彼女の千里眼の評判は、やがて催眠術の研究家として知られる福来友吉の知るところになり、ついに明治43年、福来は

千鶴子に対して実験を行うこととなった。

彼は任意の名刺を19枚用意し、その表面に鍚箔を貼り付け、さらにそれを白色のカードで挟んだ上で封筒におさめ、割り印を捺した。

これを千鶴子は封を開かぬまま、名刺の文字を透視した。

さらに「うすくろき紙のはりあるをみる」と鍚箔の存在まで透視した。

これにより千鶴子の能力はますます注目され東京と大阪での公開実験でも研究家をうならせる結果を出した。

しかしその後の雨後の筍のごとく勃興してきた無数の「心霊学」ラッシュはうさんくさいものだった。

メカニズムが不明なまま、あると断定的に捉えたうえで千里眼を解釈していこうという乱暴な動きである。

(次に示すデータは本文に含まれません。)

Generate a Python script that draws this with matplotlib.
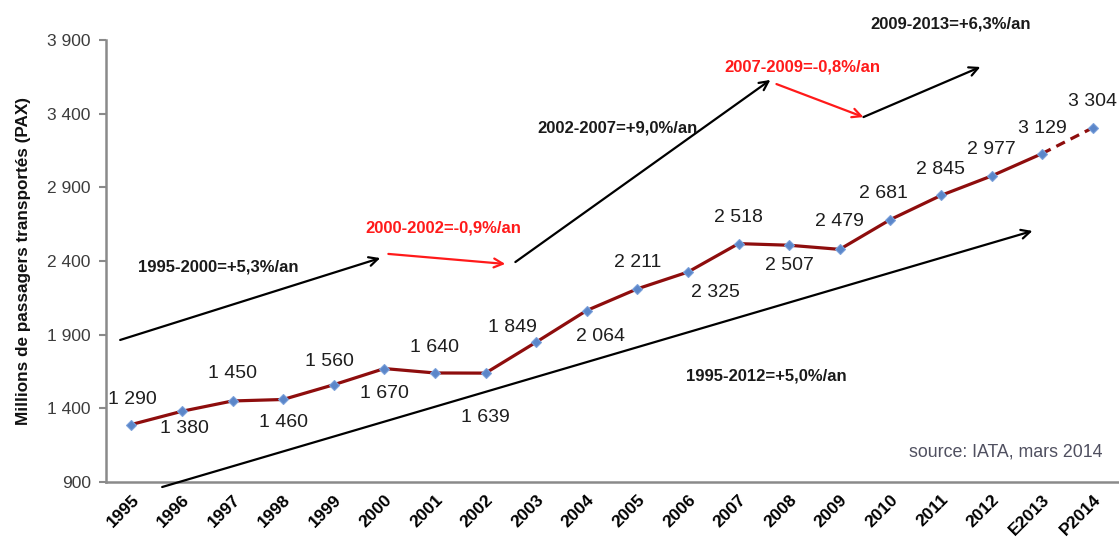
import matplotlib
matplotlib.use("Agg")
import matplotlib.pyplot as plt
from matplotlib.ticker import FuncFormatter

plt.rcParams['font.family'] = ['Liberation Sans', 'DejaVu Sans']

# data
years = ['1995', '1996', '1997', '1998', '1999', '2000', '2001', '2002', '2003',
         '2004', '2005', '2006', '2007', '2008', '2009', '2010', '2011', '2012',
         'E2013', 'P2014']
passengers = [1290, 1380, 1450, 1460, 1560, 1670, 1640, 1639, 1849, 2064,
              2211, 2325, 2518, 2507, 2479, 2681, 2845, 2977, 3129, 3304]

# label offsets in pixels (dx, dy) from each point
label_offsets = [(1, 25), (3, -17), (0, 27), (0, -23), (-4, 23), (0, -25),
                 (0, 25), (0, -44), (-24, 15), (14, -26), (0, 26), (28, -20),
                 (0, 26), (0, -20), (0, 28), (-7, 26), (0, 26), (0, 26),
                 (0, 25), (0, 26)]

# trend arrows: (start, end, colour) in (category index, value)
trend_arrows = [
    ((-0.22, 1864), (4.92, 2420), 'black'),
    ((5.08, 2448), (7.39, 2380), '#ff1a1a'),
    ((7.59, 2393), (12.63, 3629), 'black'),
    ((12.75, 3601), (14.47, 3377), '#ff1a1a'),
    ((14.47, 3377), (16.78, 3717), 'black'),
    ((0.61, 866), (17.81, 2604), 'black'),
]
trend_labels = [
    ('1995-2000=+5,3%/an', 1.72, 2359, '#1a1a1a'),
    ('2000-2002=-0,9%/an', 6.17, 2624, '#ff1a1a'),
    ('2002-2007=+9,0%/an', 9.60, 3303, '#1a1a1a'),
    ('2007-2009=-0,8%/an', 13.26, 3717, '#ff1a1a'),
    ('2009-2013=+6,3%/an', 16.19, 4009, '#1a1a1a'),
    ('1995-2012=+5,0%/an', 12.55, 1619, '#1a1a1a'),
]

fig = plt.figure(figsize=(11.19, 5.42), dpi=100)
ax = fig.add_axes([106 / 1119, 60 / 542, 1012 / 1119, 442 / 542])

x = list(range(len(years)))
line_col = '#8e0d0d'
ax.plot(x[:-1], passengers[:-1], color=line_col, lw=2.3, zorder=3)
ax.plot(x[-2:], passengers[-2:], color=line_col, lw=2.3, ls=(0, (3, 2)), zorder=3)
ax.plot(x, passengers, ls='none', marker='D', ms=5, mfc='#5b86c9',
        mec='#7aa0da', mew=0.8, zorder=4)

for xi, v, (dx, dy) in zip(x, passengers, label_offsets):
    lab = f'{v:,}'.replace(',', ' ')
    ax.annotate(lab, (xi, v), xytext=(dx, dy), textcoords='offset pixels',
                ha='center', va='center', fontsize=14, color='#1e1e1e')

for (x0, y0), (x1, y1), col in trend_arrows:
    ax.annotate('', xy=(x1, y1), xytext=(x0, y0), annotation_clip=False,
                arrowprops=dict(arrowstyle='->', lw=1.6, color=col,
                                mutation_scale=16, shrinkA=0, shrinkB=0))

for txt, tx, ty, col in trend_labels:
    ax.text(tx, ty, txt, ha='center', va='center', fontsize=12,
            fontweight='bold', color=col, clip_on=False)

ax.text(0.985, 0.068, 'source: IATA, mars 2014', transform=ax.transAxes,
        ha='right', va='center', fontsize=12.8, color='#505060')

ax.set_xlim(-0.5, len(years) - 0.5)
ax.set_ylim(900, 3900)
ax.set_yticks(range(900, 3901, 500))
ax.yaxis.set_major_formatter(FuncFormatter(lambda v, p: f'{int(v):,}'.replace(',', ' ')))
ax.set_xticks(x)
ax.set_xticklabels(years, rotation=45, ha='right', rotation_mode='anchor',
                   fontsize=12.5, fontweight='bold')

for s in ['top', 'right']:
    ax.spines[s].set_visible(False)
for s in ['left', 'bottom']:
    ax.spines[s].set_color('#8a8a8a')
    ax.spines[s].set_linewidth(1.8)
ax.tick_params(axis='y', length=5, width=1.5, color='#8a8a8a',
               labelsize=12.5, labelcolor='#3c3c3c', pad=6)
ax.tick_params(axis='x', length=0, pad=7)

fig.text(24 / 1119, 1 - 261 / 542, 'Millions de passagers transportés (PAX)',
         rotation=90, ha='center', va='center', fontsize=12.3, fontweight='bold',
         color='#111111')

fig.savefig('out.png', dpi=100)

また、千鶴子につづく形で自称千里眼能力者たちが全国各地に登場し、それは長尾郁子の登場によって千里眼ブームの

ピークを迎える。

しかし、長尾郁子の公開実験は疑惑を持たれ、世間の千里眼に対する興味は薄らぐ。

明治44年1月18日、千鶴子が突然の自殺を遂げた。

家庭の事情や彼女自身の能力の減衰に思い悩んでいたという。

さらに長尾家の実験中止もあって被験者不在の状況となり、千里眼に対するブームと研究は歴史の闇に消えた。